Set problem: Only lines with the word "diagram" are needed; collect each of them from the listing below.

— BEGIN Information given —

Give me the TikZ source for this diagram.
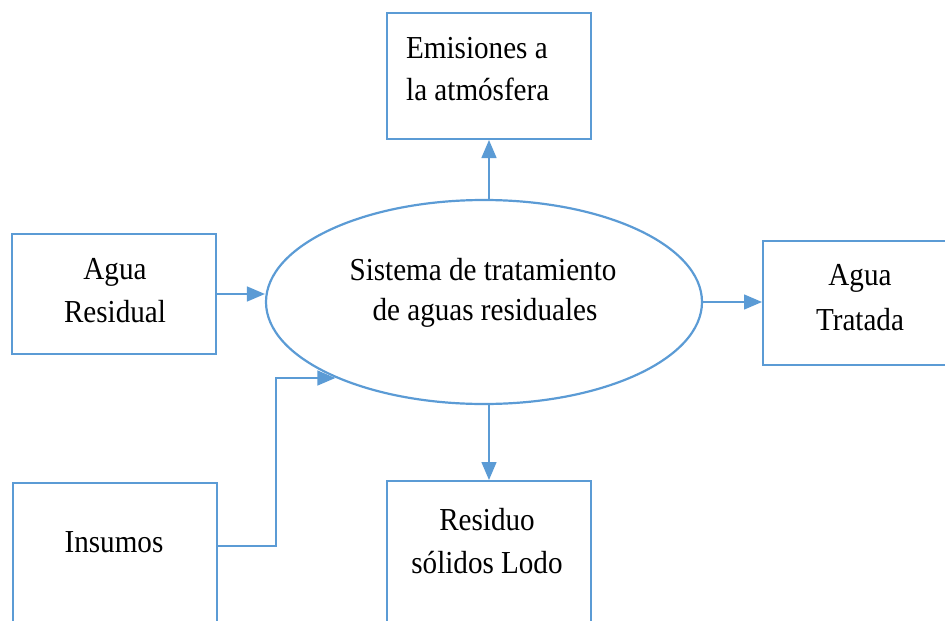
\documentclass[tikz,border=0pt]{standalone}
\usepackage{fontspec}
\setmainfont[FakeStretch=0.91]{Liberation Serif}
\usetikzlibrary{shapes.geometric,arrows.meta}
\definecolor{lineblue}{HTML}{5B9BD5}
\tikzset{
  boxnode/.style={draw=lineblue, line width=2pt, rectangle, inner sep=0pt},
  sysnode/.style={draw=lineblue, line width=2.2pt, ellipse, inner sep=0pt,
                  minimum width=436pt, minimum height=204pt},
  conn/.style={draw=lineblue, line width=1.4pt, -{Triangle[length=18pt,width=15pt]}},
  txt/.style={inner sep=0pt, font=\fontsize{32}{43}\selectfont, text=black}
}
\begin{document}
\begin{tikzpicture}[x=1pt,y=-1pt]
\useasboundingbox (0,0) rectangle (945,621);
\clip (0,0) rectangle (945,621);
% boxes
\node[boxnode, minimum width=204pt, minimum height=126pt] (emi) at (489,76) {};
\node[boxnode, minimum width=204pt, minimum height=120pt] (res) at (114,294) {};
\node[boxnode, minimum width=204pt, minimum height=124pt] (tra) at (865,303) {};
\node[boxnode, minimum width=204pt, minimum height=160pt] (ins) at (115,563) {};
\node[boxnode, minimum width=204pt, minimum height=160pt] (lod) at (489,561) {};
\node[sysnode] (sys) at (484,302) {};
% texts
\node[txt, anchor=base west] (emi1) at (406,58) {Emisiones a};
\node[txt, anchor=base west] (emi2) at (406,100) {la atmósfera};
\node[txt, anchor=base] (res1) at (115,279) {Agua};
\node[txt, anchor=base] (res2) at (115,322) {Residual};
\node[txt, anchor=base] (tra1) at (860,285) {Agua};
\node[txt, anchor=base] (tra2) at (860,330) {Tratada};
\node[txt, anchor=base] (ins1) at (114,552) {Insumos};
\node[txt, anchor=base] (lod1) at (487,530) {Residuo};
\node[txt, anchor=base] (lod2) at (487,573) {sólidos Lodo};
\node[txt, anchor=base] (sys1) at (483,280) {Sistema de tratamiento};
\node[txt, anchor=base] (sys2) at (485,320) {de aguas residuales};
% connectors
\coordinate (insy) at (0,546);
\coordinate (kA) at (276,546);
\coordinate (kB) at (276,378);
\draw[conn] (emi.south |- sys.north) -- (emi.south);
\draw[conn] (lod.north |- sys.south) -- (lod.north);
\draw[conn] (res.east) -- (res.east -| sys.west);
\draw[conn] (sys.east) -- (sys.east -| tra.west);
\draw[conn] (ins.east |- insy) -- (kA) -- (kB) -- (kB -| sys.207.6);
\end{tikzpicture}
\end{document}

— END Information given —
— BEGIN Information given —

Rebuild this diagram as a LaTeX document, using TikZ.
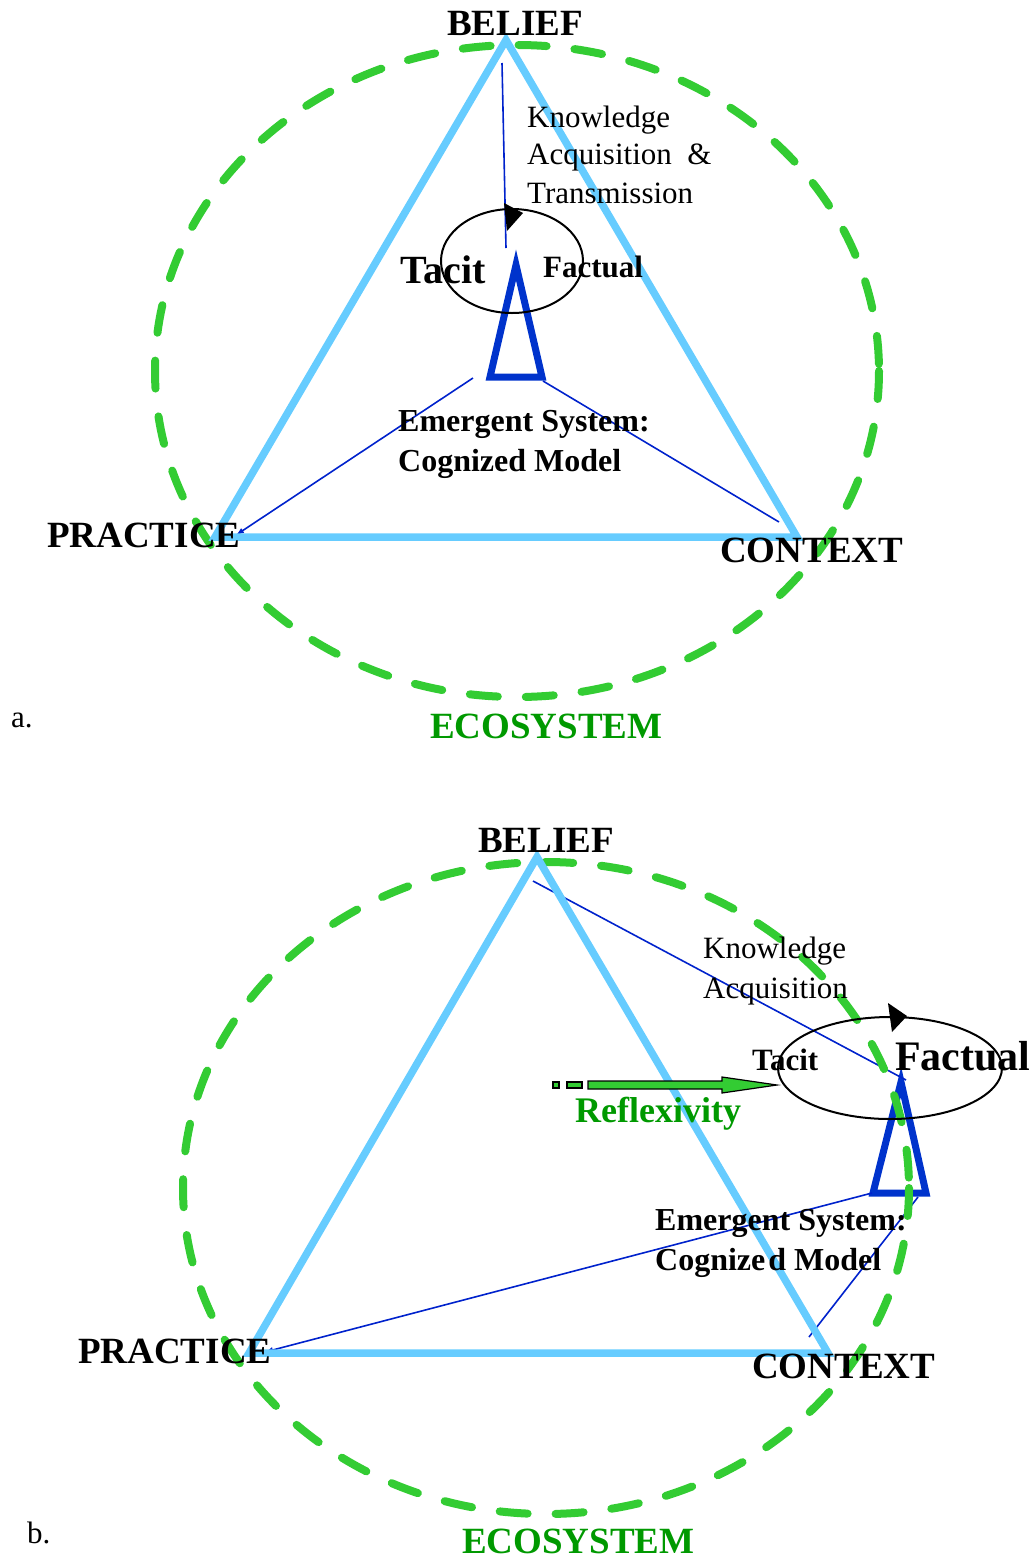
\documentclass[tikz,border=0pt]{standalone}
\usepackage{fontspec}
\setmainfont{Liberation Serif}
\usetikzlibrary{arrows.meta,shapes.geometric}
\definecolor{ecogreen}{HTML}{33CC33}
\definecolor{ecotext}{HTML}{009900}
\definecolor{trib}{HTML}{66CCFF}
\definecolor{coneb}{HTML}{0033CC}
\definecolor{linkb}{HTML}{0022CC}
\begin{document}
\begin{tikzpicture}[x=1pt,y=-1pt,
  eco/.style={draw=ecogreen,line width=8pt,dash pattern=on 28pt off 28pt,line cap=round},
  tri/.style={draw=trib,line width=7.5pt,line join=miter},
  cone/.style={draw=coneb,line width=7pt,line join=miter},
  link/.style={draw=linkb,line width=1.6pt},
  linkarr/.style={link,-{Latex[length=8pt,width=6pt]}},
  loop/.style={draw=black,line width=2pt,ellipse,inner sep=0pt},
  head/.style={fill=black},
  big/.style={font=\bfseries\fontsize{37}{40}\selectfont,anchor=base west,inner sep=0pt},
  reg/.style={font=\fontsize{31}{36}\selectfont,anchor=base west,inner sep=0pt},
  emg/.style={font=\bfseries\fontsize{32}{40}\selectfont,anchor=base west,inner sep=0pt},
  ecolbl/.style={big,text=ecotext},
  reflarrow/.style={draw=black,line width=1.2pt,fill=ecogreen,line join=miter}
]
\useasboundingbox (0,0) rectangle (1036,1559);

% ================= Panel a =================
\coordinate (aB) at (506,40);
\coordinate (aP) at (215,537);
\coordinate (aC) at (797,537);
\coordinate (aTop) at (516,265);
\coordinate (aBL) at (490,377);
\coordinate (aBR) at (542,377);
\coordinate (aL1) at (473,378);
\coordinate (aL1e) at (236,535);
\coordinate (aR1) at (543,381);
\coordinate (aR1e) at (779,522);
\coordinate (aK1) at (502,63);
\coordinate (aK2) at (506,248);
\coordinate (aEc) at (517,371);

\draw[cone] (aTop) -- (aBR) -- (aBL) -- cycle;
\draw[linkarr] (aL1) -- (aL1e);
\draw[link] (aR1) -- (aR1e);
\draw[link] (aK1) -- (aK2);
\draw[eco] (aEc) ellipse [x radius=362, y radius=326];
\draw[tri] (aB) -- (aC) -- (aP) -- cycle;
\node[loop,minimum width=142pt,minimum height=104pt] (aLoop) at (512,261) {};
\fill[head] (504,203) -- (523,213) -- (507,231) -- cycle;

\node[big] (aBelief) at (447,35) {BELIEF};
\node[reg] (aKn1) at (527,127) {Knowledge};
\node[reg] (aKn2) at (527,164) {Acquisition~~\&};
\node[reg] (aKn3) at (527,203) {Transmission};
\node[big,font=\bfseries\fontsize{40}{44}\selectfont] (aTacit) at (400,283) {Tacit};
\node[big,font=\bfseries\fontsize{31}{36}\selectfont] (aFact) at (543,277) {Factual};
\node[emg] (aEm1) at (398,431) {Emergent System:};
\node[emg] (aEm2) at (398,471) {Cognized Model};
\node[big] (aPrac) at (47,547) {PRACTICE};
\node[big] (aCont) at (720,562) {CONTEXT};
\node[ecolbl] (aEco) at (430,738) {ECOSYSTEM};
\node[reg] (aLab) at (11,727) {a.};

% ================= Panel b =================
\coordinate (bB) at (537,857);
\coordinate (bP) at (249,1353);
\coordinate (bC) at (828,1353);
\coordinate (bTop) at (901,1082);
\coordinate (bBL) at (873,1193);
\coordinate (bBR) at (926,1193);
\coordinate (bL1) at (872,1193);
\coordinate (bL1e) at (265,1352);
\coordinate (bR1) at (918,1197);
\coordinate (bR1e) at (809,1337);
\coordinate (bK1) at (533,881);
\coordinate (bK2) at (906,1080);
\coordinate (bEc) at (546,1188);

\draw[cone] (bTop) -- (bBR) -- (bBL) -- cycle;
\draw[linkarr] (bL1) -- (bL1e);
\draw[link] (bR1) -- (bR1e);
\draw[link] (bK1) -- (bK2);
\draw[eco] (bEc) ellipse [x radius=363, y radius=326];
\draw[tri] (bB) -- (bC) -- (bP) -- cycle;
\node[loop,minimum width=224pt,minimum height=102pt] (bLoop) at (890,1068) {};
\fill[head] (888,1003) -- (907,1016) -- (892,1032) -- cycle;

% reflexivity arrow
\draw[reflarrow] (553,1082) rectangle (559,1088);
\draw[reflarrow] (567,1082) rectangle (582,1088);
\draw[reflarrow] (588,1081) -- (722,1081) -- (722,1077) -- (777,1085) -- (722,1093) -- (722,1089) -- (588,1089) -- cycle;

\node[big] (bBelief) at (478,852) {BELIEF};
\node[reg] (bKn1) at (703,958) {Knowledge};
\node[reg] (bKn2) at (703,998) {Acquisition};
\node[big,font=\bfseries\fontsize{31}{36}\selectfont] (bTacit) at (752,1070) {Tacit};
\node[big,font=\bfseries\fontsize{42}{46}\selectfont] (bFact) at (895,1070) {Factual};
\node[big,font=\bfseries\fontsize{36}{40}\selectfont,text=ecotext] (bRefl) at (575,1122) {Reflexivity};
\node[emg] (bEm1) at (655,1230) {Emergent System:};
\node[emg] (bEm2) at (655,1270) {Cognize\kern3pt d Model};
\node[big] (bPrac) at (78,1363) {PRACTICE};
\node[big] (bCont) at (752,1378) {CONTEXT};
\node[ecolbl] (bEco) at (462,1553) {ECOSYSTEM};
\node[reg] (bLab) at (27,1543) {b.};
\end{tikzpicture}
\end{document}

— END Information given —

Correct response:
Give me the TikZ source for this diagram.
Rebuild this diagram as a LaTeX document, using TikZ.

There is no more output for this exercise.